With cut-and-fill stoping, preparatory work is similar to that for shrinkage stoping, except that raises must be put through to the level above before stoping can progress far, if filling material has to be supplied from sources outside the stope. Partly offsetting this, however, is the smaller number of chutes and chute raises required; and they may be 25, 50, or even 100 feet apart, depending largely on the method of handling the ore in the stopes, whereas chutes for shrinkage stopes must be closely spaced and seldom are more than 20 feet apart. In flat veins it may be necessary to drive drifts in the hanging wall for introduction of fill in addition to the regular ore- extraction drifts in or along the footwall.

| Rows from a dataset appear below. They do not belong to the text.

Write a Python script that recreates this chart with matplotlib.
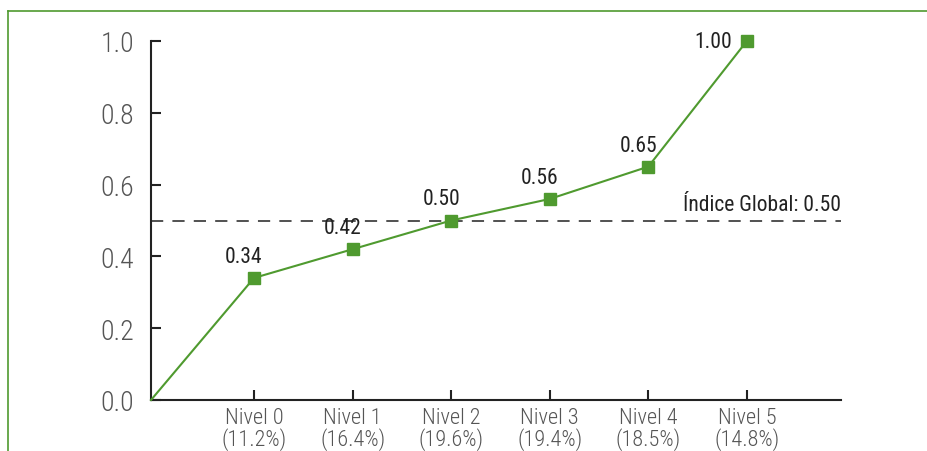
import matplotlib.pyplot as plt
from matplotlib.lines import Line2D
from matplotlib import font_manager

levels = ["Nivel 0", "Nivel 1", "Nivel 2", "Nivel 3", "Nivel 4", "Nivel 5"]
shares = ["11.2%", "16.4%", "19.6%", "19.4%", "18.5%", "14.8%"]
values = [0.34, 0.42, 0.50, 0.56, 0.65, 1.00]
global_index = 0.50

names = {f.name for f in font_manager.fontManager.ttflist}
font = "DejaVu Sans"
for cand in ["Roboto Condensed", "Archivo Narrow", "PT Sans Narrow", "Fira Sans Condensed",
             "Liberation Sans Narrow", "Open Sans Condensed"]:
    if cand in names:
        font = cand
        break
plt.rcParams["font.family"] = [font, "DejaVu Sans"]

green = "#4f9a2f"
fig = plt.figure(figsize=(9.27, 4.52), dpi=100)
ax = fig.add_axes([151 / 927, 1 - 401 / 452, 690 / 927, 359 / 452])

xs = [i + 1 for i in range(len(values))]
x0 = -0.045
ax.plot([x0] + xs, [0] + values, color=green, lw=1.5, zorder=3, clip_on=False)
ax.plot(xs, values, ls="none", marker="s", ms=9, color=green, zorder=4, clip_on=False)
for x, v in zip(xs, values):
    if v == 1.0:
        ax.annotate(f"{v:.2f}", (x, v), xytext=(-15, 0), textcoords="offset pixels",
                    ha="right", va="center", fontsize=15.5, color="#222222")
    else:
        ax.annotate(f"{v:.2f}", (x, v), xytext=(-10, 11), textcoords="offset pixels",
                    ha="center", va="bottom", fontsize=15.5, color="#222222")

ax.axhline(global_index, color="#222222", lw=1.1, dashes=(8, 6))
ax.text(6.95, global_index + 0.015, f"Índice Global: {global_index:.2f}", ha="right",
        va="bottom", fontsize=15.5, color="#222222")

ax.set_xlim(x0, x0 + 7)
ax.set_ylim(0, 1.0)
ax.set_xticks(xs)
ax.set_xticklabels([f"{l}\n({s})" for l, s in zip(levels, shares)], fontsize=16,
                   color="#555555", linespacing=0.95, fontweight="light")
ax.set_yticks([0, 0.2, 0.4, 0.6, 0.8, 1.0])
ax.set_yticklabels([f"{t:.1f}" for t in [0, 0.2, 0.4, 0.6, 0.8, 1.0]], fontsize=20,
                   color="#555555", fontweight="light")
ax.tick_params(direction="in", length=7, width=1.5, color="#222222")
ax.tick_params(axis="y", pad=12)
ax.tick_params(axis="x", pad=5)
for s in ["top", "right"]:
    ax.spines[s].set_visible(False)
for s in ["left", "bottom"]:
    ax.spines[s].set_linewidth(1.5)
    ax.spines[s].set_color("#222222")

# green frame
fig.add_artist(Line2D([8 / 927, 1], [1 - 12 / 452] * 2, transform=fig.transFigure, color=green, lw=1.2))
fig.add_artist(Line2D([8 / 927] * 2, [0, 1 - 12 / 452], transform=fig.transFigure, color=green, lw=1.2))

fig.savefig("out.png", dpi=100)
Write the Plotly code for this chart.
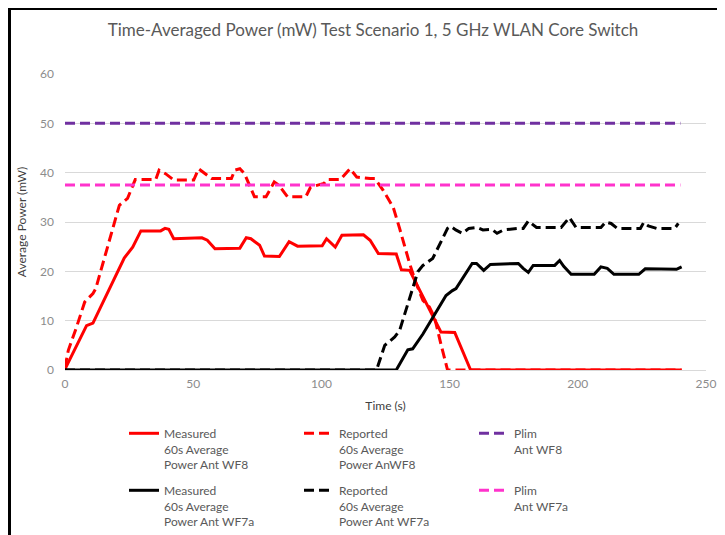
import plotly.graph_objects as go

# ---- data ----
t_meas_wf8 = [0, 8.4, 10.9, 23.1, 26.4, 29.6, 37.3, 39, 40.5, 42.4, 53.4, 55.5, 58.5, 68.2, 70.7, 72.5,
              75.9, 77.8, 83.6, 87.4, 90.7, 100.3, 102, 105.4, 108, 116.4, 119, 122.2, 129.2, 131.2,
              134.4, 146.6, 152, 158.2, 240.5]
p_meas_wf8 = [0.2, 9.0, 9.5, 22.7, 24.9, 28.2, 28.2, 28.7, 28.5, 26.6, 26.8, 26.3, 24.6, 24.7, 26.8, 26.6,
              25.3, 23.1, 23.0, 26.0, 25.1, 25.2, 26.6, 24.9, 27.3, 27.4, 26.3, 23.6, 23.5, 20.3,
              20.2, 7.7, 7.6, 0, 0]

t_rep_wf8 = [0, 1.3, 4.5, 7.7, 10.9, 12, 21.2, 24.4, 27.4, 35.4, 36.7, 39.2, 42.4, 50.2, 52.1, 54.5,
             57.2, 64.9, 66.2, 68.2, 70, 73.9, 78.4, 81.6, 83.5, 86.8, 93.9, 95.8, 101, 102.2, 107.4,
             111.2, 113.8, 119, 120.9, 124.1, 128, 130.5, 134.4, 137, 139.6, 142.1, 144.1, 146.6,
             149.2, 240.5]
p_rep_wf8 = [0.5, 4, 8.7, 13.8, 15.5, 16.5, 33.4, 34.8, 38.6, 38.6, 40.5, 39.8, 38.5, 38.5, 40.8, 39.8,
             38.8, 38.8, 40.5, 40.8, 39.8, 35.1, 35.1, 38.1, 37.4, 35.1, 35.1, 37.1, 37.8, 38.6, 38.6,
             40.8, 39.1, 38.8, 38.8, 36.4, 33.0, 28.7, 21.6, 17.5, 14.1, 12.8, 10.7, 5.3,
             0, 0]

t_meas_wf7a = [0, 129.2, 133.7, 135.6, 139.6, 148.6, 151.1, 152.5, 158.8, 160.5, 163.3, 165.9, 176.8,
               178.7, 180.7, 182.6, 191, 192.9, 194.5, 197.4, 206.4, 209, 211.5, 214.1, 223.8, 226.3,
               238.5, 240.5]
p_meas_wf7a = [0, 0, 4.1, 4.3, 7.3, 15.1, 16.1, 16.5, 21.6, 21.6, 20.2, 21.4, 21.6,
               20.6, 19.8, 21.2, 21.2, 22.2, 21.0, 19.4, 19.4, 20.9, 20.6, 19.4, 19.4, 20.5,
               20.4, 20.9]

t_rep_wf7a = [0, 121.5, 124.7, 126, 128.6, 130.5, 134.4, 137.6, 139.6, 143.4, 149.2, 150.5, 152.4, 155,
              157.5, 160.7, 163, 166.5, 168.5, 171.1, 176.8, 178.7, 180.7, 183.9, 193.5, 196.7, 199.3,
              209, 210.9, 213, 215.4, 224.4, 225.7, 227.5, 230.8, 237.8, 239.2]
p_rep_wf7a = [0, 0, 5.0, 5.6, 6.7, 8.0, 14.8, 19.9, 21.2, 22.6, 28.7, 29.1, 28.4, 27.7,
              28.7, 28.9, 28.4, 28.5, 27.7, 28.4, 28.7, 28.7, 30.2, 28.9, 28.9, 30.9, 28.9,
              28.9, 30.0, 29.7, 28.7, 28.7, 29.9, 29.2, 28.7, 28.7, 29.7]

t_plim = [0, 240]
plim_wf8 = [50, 50]
plim_wf7a = [37.5, 37.5]

names = ["Measured<br>60s Average<br>Power Ant WF8",
         "Reported<br>60s Average<br>Power AnWF8",
         "Plim<br>Ant WF8",
         "Measured<br>60s Average<br>Power Ant WF7a",
         "Reported<br>60s Average<br>Power Ant WF7a",
         "Plim<br>Ant WF7a"]

x_ticks = [0, 50, 100, 150, 200, 250]
y_ticks = [0, 10, 20, 30, 40, 50, 60]

DASH = "10px,5px"
series = [
    (t_meas_wf8, p_meas_wf8, "#FF0000", "solid", "legend"),
    (t_rep_wf8, p_rep_wf8, "#FF0000", DASH, "legend"),
    (t_plim, plim_wf8, "#7030A0", DASH, "legend"),
    (t_meas_wf7a, p_meas_wf7a, "#000000", "solid", "legend2"),
    (t_rep_wf7a, p_rep_wf7a, "#000000", DASH, "legend2"),
    (t_plim, plim_wf7a, "#FF33CC", DASH, "legend2"),
]

fig = go.Figure()
for (xs, ys, col, dash, lg), nm in zip(series, names):
    fig.add_trace(go.Scatter(x=xs, y=ys, mode="lines", name=nm, legend=lg,
                             line=dict(color=col, width=3, dash=dash)))

# the page body adds an 8px offset; figure coordinates below are screen - 8
W, H = 709, 527
L, R, T, B = 57, 11, 66, 165
pw, ph = W - L - R, H - T - B


def px_x(px):
    return (px - L) / pw


def px_y(py):
    return (H - B - py) / ph


leg_common = dict(orientation="h", xanchor="left", yanchor="top",
                  entrywidth=130, entrywidthmode="pixels", valign="top",
                  font=dict(size=12, color="#595959", family="Lato"),
                  bgcolor="rgba(0,0,0,0)", traceorder="normal")

fig.update_layout(
    width=W, height=H,
    margin=dict(l=L, r=R, t=T, b=B, autoexpand=False),
    paper_bgcolor="white", plot_bgcolor="white",
    font=dict(family="Lato", color="#595959", size=12),
    title=dict(text="Time-Averaged Power (mW) Test Scenario 1, 5 GHz WLAN Core Switch",
               x=px_x(365), xref="paper", xanchor="center", y=1 - 22 / H, yanchor="middle",
               font=dict(size=17, color="#595959", family="Lato")),
    xaxis=dict(range=[0, 250], tickvals=x_ticks, showgrid=False, zeroline=False,
               showline=True, linecolor="#D9D9D9", linewidth=1, automargin=False,
               ticks="", ticklabelstandoff=3, ticklabeloverflow="allow",
               title=dict(text="Time (s)", font=dict(size=12, color="#404040"), standoff=11),
               tickfont=dict(size=12, color="#8C8C8C")),
    yaxis=dict(range=[0, 60], tickvals=y_ticks, showgrid=True, gridcolor="#D9D9D9",
               gridwidth=1, zeroline=False, showline=False, ticks="", ticklabelstandoff=10,
               automargin=False, ticklabeloverflow="allow",
               title=dict(text="Average Power (mW)", font=dict(size=12, color="#404040"), standoff=10),
               tickfont=dict(size=12, color="#8C8C8C")),
    showlegend=True,
    legend=dict(x=px_x(116), y=px_y(411), **leg_common),
    legend2=dict(x=px_x(116), y=px_y(468), **leg_common),
    shapes=[
        dict(type="line", xref="paper", yref="paper", x0=px_x(0), x1=px_x(W + 5),
             y0=px_y(0.5), y1=px_y(0.5), line=dict(color="black", width=3)),
        dict(type="line", xref="paper", yref="paper", x0=px_x(1.5), x1=px_x(1.5),
             y0=px_y(-1), y1=px_y(H + 5), line=dict(color="black", width=3)),
    ],
)

fig.write_html("out.html")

Development in preparing for square-set stoping is simple, but usually at least one through raise to the level above is required for each stope section to provide for introduction of fill, improve ventilation, and afford a means for lowering timbers into the stope. As soon as a raise connection is completed, however, stoping may be begun.
Block caving requires a large amount of preparatory work, and before actual extraction of caved ore begins, considerable capital must be expended for this purpose. Thus, the estimated cost of preparatory work for a block containing 120,000 tons of ore at the Morenci Branch, Phelps Dodge Corporation, was $36,420. Similar costs for preparing a block of ore containing 560,000 tons at Ray were given as $81,939. Comprising the preparatory work were 325 feet of supply drifts, 1,456 feet of grizzly drifts, 700 feet of haulage drifts, 1,848 feet of haulage raises, the installation of 56 grizzlies, 560 feet of excavation for pony sets and chutes, and the removal of 27,476 tons of ore from shrinkage and undercutting stopes. It is obvious that considerable time is required to complete this amount of work and that the beginning of ore production is retarded accordingly.